CORPORAZIONE E COLLETTI BIANCHI …

L’attuale direttore de “Il Giornale”, all’epoca dei fatti direttore di “Libero”, è stato condannato in via definitiva per un articolo pubblicato nel 2007 da un altro giornalista (rimasto sempre sconosciuto) sul quotidiano che dirigeva ad una pena detentiva di 14 mesi. 

La vicenda ha suscitato un coro unanime e assolutamente trasversale di solidarietà nei confronti di Sallusti con richieste al capo dello Stato, appelli al Governo per rivedere in fretta la normativa per “scongiurare il carcere” per un “reato di opinione”.

Premettendo che sono assolutamente d’accordo sul fatto che la libertà di stampa venga tutelata (anche in un Paese come il nostro che questa libertà la utilizza poco e male e che trova spesso i vincoli maggiori alla libera espressione  non nella legge, ma negli intrecci degli interessi societari degli editori), e che oggettivamente appare eccessivo punire con la detenzione il direttore per articoli pubblicati da altri giornalisti (quindi solo per la colpa di non aver vigilato);  alcuni elementi della vicenda mi hanno particolarmente colpito. 

Ovviamente una condanna detentiva è sicuramente una sanzione molto pesante, però sappiamo tutti che in Italia le condanne inferiori a 3 anni per quasi tutti i reati (sono esclusi sostanzialmente quelli di mafia e i reati di violenza sessuale) vengono scontate fuori dal carcere, “in affidamento”, quindi l’eventualità che Sallusti venga “arrestato” sono veramente remote, tranne che egli stesso non scelga di non avvalersi di queste pene alternative per motivi ideologici, l’uso quindi della “drammatizzazione” della situazione mi è sembrato un espediente comunicativo (peraltro si parla di professionisti della comunicazione) per impressionare il pubblico. 

Appare poi bizzarro che “adesso” ci si scandalizzi delle pene detentive che limitano la libertà di stampa proprio da parte di quell’area culturale che fino a qualche mese fa richiedeva a gran voce la “legge bavaglio” e invocava anche “pene detentive” per i giornalisti che avessero osato pubblicare le intercettazioni: bell’esempio di coerenza! 

E poi la cosa più importante è la richiesta di trasformare la sanzione, in questi casi, da detentiva a pecuniaria: è una richiesta giusta? 

La legge compone il conflitto tra la libertà di espressione e la dignità e la onorabilità dei cittadini tutelando il cittadino rispetto all’offesa alla reputazione  e il principio mi sembra francamente sacrosanto. 

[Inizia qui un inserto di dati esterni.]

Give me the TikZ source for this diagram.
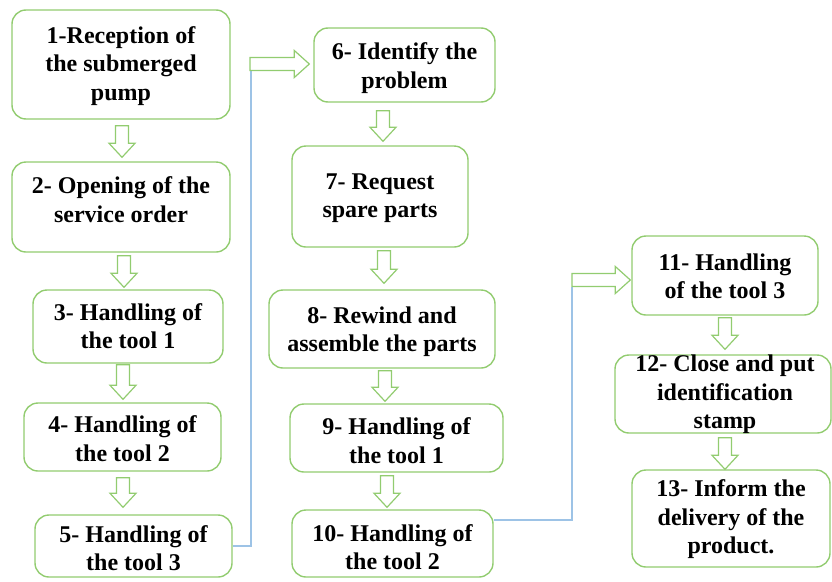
\documentclass[tikz,border=0pt]{standalone}
\usepackage{fontspec}
\setmainfont{Liberation Serif}
\usetikzlibrary{calc}
\definecolor{boxgreen}{RGB}{146,204,112}
\definecolor{lineblue}{RGB}{157,195,230}
\tikzset{
  box/.style={draw=boxgreen, line width=1.4pt, rounded corners=14pt, fill=white, inner sep=0pt},
  txt/.style={align=center, inner sep=0pt, font=\fontsize{24}{28.5}\selectfont\bfseries},
  vblk/.style={draw=boxgreen, line width=1.2pt, fill=white, to path={
    let \p1=(\tikztostart), \p2=(\tikztotarget) in
    (\x1-6.5,\y1) -- (\x1+6.5,\y1) -- (\x1+6.5,\y2+14) -- (\x1+13,\y2+14) -- (\x1,\y2) -- (\x1-13,\y2+14) -- (\x1-6.5,\y2+14) -- cycle}},
  hblk/.style={draw=boxgreen, line width=1.2pt, fill=white, to path={
    let \p1=(\tikztostart), \p2=(\tikztotarget) in
    (\x1,\y1+6.5) -- (\x2-15,\y1+6.5) -- (\x2-15,\y1+13.5) -- (\x2,\y1) -- (\x2-15,\y1-13.5) -- (\x2-15,\y1-6.5) -- (\x1,\y1-6.5) -- cycle}},
  bl/.style={draw=lineblue, line width=1.2pt}
}
\begin{document}
\begin{tikzpicture}[x=1pt,y=1pt]
\useasboundingbox (0,0) rectangle (832,-581);
% boxes
\node[box, minimum width=218pt, minimum height=109pt] (b1) at (121,-64.5) {};
\node[box, minimum width=218pt, minimum height=90pt] (b2) at (121,-207) {};
\node[box, minimum width=190pt, minimum height=73pt] (b3) at (128,-326.5) {};
\node[box, minimum width=197pt, minimum height=68pt] (b4) at (122.5,-437) {};
\node[box, minimum width=197pt, minimum height=62pt] (b5) at (133.5,-546) {};
\node[box, minimum width=181pt, minimum height=74pt] (b6) at (404.5,-65) {};
\node[box, minimum width=176pt, minimum height=101pt] (b7) at (380,-196.5) {};
\node[box, minimum width=226pt, minimum height=78pt] (b8) at (382,-329) {};
\node[box, minimum width=213pt, minimum height=68pt] (b9) at (396.5,-438) {};
\node[box, minimum width=201pt, minimum height=67pt] (b10) at (392.5,-543.5) {};
\node[box, minimum width=186pt, minimum height=79pt] (b11) at (725,-275.5) {};
\node[box, minimum width=216pt, minimum height=78pt] (b12) at (723,-394) {};
\node[box, minimum width=198pt, minimum height=97pt] (b13) at (731,-518.5) {};
% texts
\node[txt] (t1) at ([yshift=-1.5pt]b1.center) {1-Reception of\\the submerged\\pump};
\node[txt] (t2) at ([yshift=7.5pt]b2.center) {2- Opening of the\\service order};
\node[txt] (t3) at ([yshift=0.5pt]b3.center) {3- Handling of\\the tool 1};
\node[txt] (t4) at ([yshift=-1.5pt]b4.center) {4- Handling of\\the tool 2};
\node[txt] (t5) at ([yshift=-2pt]b5.center) {5- Handling of\\the tool 3};
\node[txt] (t6) at ([yshift=-3pt]b6.center) {6- Identify the\\problem};
\node[txt] (t7) at ([yshift=-1.5pt]b7.center) {7- Request\\spare parts};
\node[txt] (t8) at ([yshift=-2.5pt]b8.center) {8- Rewind and\\assemble the parts};
\node[txt] (t9) at ([yshift=-2.5pt]b9.center) {9- Handling of\\the tool 1};
\node[txt] (t10) at ([yshift=-3.5pt]b10.center) {10- Handling of\\the tool 2};
\node[txt] (t11) at ([yshift=-1pt]b11.center) {11- Handling\\of the tool 3};
\node[txt] (t12) at ([shift={(2pt,-0.5pt)}]b12.center) {12- Close and put\\identification\\stamp};
\node[txt] (t13) at ([yshift=-1pt]b13.center) {13- Inform the\\delivery of the\\product.};
% vertical block arrows
\draw[vblk] ([shift={(1pt,-6pt)}]b1.south) to ([yshift=4pt]b2.north);
\draw[vblk] ([shift={(3pt,-3pt)}]b2.south) to ([yshift=2pt]b3.north);
\draw[vblk] ([shift={(-5pt,-1pt)}]b3.south) to ([yshift=3pt]b4.north);
\draw[vblk] ([shift={(0.5pt,-6pt)}]b4.south) to ([yshift=7pt]b5.north);
\draw[vblk] ([shift={(-21.5pt,-8pt)}]b6.south) to ([yshift=4pt]b7.north);
\draw[vblk] ([shift={(4pt,-3pt)}]b7.south) to ([yshift=6pt]b8.north);
\draw[vblk] ([shift={(3pt,-2pt)}]b8.south) to ([yshift=2pt]b9.north);
\draw[vblk] ([shift={(-9.5pt,-3pt)}]b9.south) to ([yshift=2pt]b10.north);
\draw[vblk] ([shift={(0pt,-2pt)}]b11.south) to ([yshift=5pt]b12.north);
\draw[vblk] ([shift={(2pt,-4pt)}]b12.south) to ([yshift=0pt]b13.north);
% horizontal connections
\coordinate (j1) at (250,-64);
\coordinate (j2) at (572,-280);
\draw[bl] (b5.east) -| ([shift={(1pt,-6pt)}]j1);
\draw[hblk] (j1) to ([xshift=-4pt]b6.west);
\draw[bl] ([yshift=23.5pt]b10.east) -| ([yshift=-7pt]j2);
\draw[hblk] (j2) to ([xshift=-1pt]b11.west);
\end{tikzpicture}
\end{document}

Essendo di buona memoria la vicenda di Dino Boffo costituisce ancora un ricordo vivido così come quella del giudice Mesiano seguito e spiato, così come mi è chiaro l’uso dei giornali utilizzati a mo’ di manganello: siamo sicuri che una semplice pena pecuniaria o un risarcimento solo economico possa costituire un valido deterrente per difendere i cittadini dalle conseguenze dirompenti che può arrecare nella loro vita l’uso distorto della stampa?

Specialmente quando l’uso improprio della libertà di espressione torna a vantaggio di poteri economici forti per i quali il deterrente della sanzione economica sia blanda se non irrilevante? 

E allora ad onta di coloro che fanno quadrato per difendere la “categoria” (e mi resta il dubbio che si tratti di una difesa corporativa) suggerirei di stare attenti a eliminare la “responsabilità” del direttore del giornale (non me ne voglia il caro Franco Portelli), o a declassarla a mera responsabilità economica; peraltro esistono tanti altri fattori di deterrenza che potrebbero essere attivati, a cominciare dalle sanzioni disciplinari come la sospensione o radiazione dall’ordine, l’importante è che la libertà di stampa trovi un limite nel rispetto della vita e della reputazione delle persone che debbono essere “tutelate” e non solo “risarcite”.